- Born: 28 November 1972 Nandi District, Kenya
- Died: 26 September 2022 (aged 49) Karen, Nairobi, Kenya
- Citizenship: Kenya
- Education: University of Nairobi Bachelor of Law Kenya School of Law Post Graduate Diploma
- Occupation: Lawyer
- Known for: International Criminal Court case

= Paul Gicheru =

Kenyan lawyer (1972–2022)

Paul Gicheru Njoroge (28 November 1972 – 26 September 2022) was a Kenyan lawyer and qualified advocate of the High Court of Kenya who was accused by the International Criminal Court (ICC) of bribing and intimidating witnesses in a case against the now Kenyan President William Ruto, and journalist Joshua Sang that was dismissed in 2016. He faced charges of bribery and corruptly inducing witnesses to interfere with justice. He died while awaiting a decision in the case.

==Early life and career==
Gicheru was born on 28 November 1972 in Nandi District, Kenya. He was schooled at Kapsabet Boys between 1987 and 1990 before proceeding to the University of Nairobi to pursue a Bachelor of Law degree. He held a postgraduate diploma from Kenya School of Law.

Gicheru began his career at Kalya and Company Advocates in Eldoret before proceeding to open his own - Gicheru and Company Advocates in the same town. In 2014 he was appointed by the head of Kenya's National Treasury, Henry Rotich, to head the Public Procurement Review Board for two years.

==International Criminal Court case==
In March 2010, the International Criminal Court (ICC)'s Pre-trial chamber II opened an investigation into the political violence that occurred in Kenya after the 2007 Kenyan general election. A letter of arrest for Gicheru and Philip Kipkoech Bett was issued five years later on 10 March 2015 and unsealed on 10 September 2015.

Gicheru surrendered to the ICC five years later on 2 November 2020 to the Netherlands authorities to answer to the alleged charges of corruptly influencing witnesses of the court. His initial appearance was on 6 November 2020.

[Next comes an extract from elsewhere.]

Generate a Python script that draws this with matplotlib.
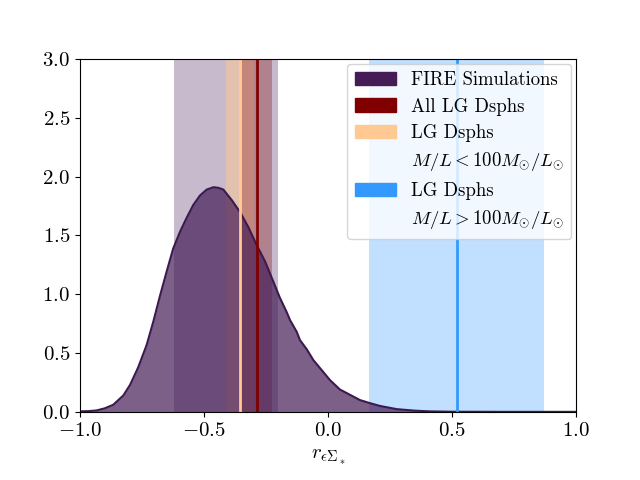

On 11 December 2020 the pre-trial chamber severed the cases against Gicheru and Philip Kipkoech Bett. On 1 February 2021 Gicheru was released to Kenya with specific conditions restricting liberty. On 15 July 2021, ICC pre-trial Chamber A confirmed the charges of offenses.

The opening of the trial was on 15 February 2022 before single judge Miatta Maria Samba. He pleaded not guilty to the charges and the closing statements to the case were made on 27 June 2022.

==Death==
Gicheru died at his house in Karen, Nairobi, on 26 September 2022. He was awaiting a decision from the chamber on whether he was responsible for the scheme to interfere with the ICC case, or not. His lawyer suspected foul play and asked for an investigation. He was buried on 6 October 2022 at his family farm in Kwa Nguku, Bahati sub-county in Nakuru County.